The cathedral was hit again several hours later, this time severely injuring two Russian journalists, Armenian authorities said. The country’s foreign ministry called the attack a “monstrous crime and a challenge to the civilised humankind”, DW reported. The ministry said that an attempt to destroy a religious building should amount to a war crime.
Status quo has to be changed, says Turkey’s Foreign Minister
Commenting on the ongoing conflict between Azerbaijan and Armenia, Turkish Foreign Minister Mevlut Cavusoglu said that the “status quo has to be changed”, AP reported.
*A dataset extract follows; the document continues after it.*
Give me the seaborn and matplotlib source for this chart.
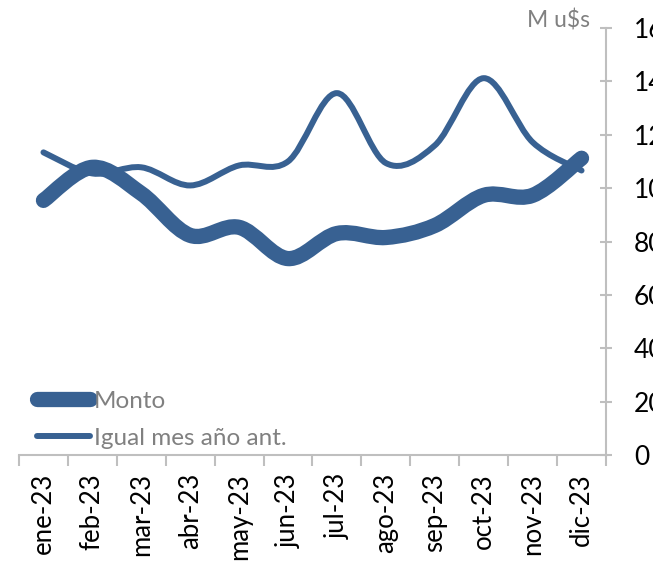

So far, Turkey has openly backed Azerbaijan in the conflict and has offered to provide the country with military assistance.
Speaking at the annual Globsec forum in Bratislava, Cavusoglu added that Turkey respects the territorial integrity of Azerbaijan.
Half of Nagorno-Karabakh’s population displaced by fighting, rebels say
At least half of the population of the long-disputed Nagorno-Karabakh region have been displaced since clashes broke out between Armenian separatists and Azerbaijan, rebel officials told AFP.
“According to our preliminary estimates, some 50% of Karabakh’s population and 90% of women and children — some 70,000 to 75,000 people — have been displaced,” Karabakh rights ombudsman Artak Beglaryan said.
Nearly 300 people have died since the recent fighting erupted between the two countries last week. The death toll includes at least 47 civilians, DW reported.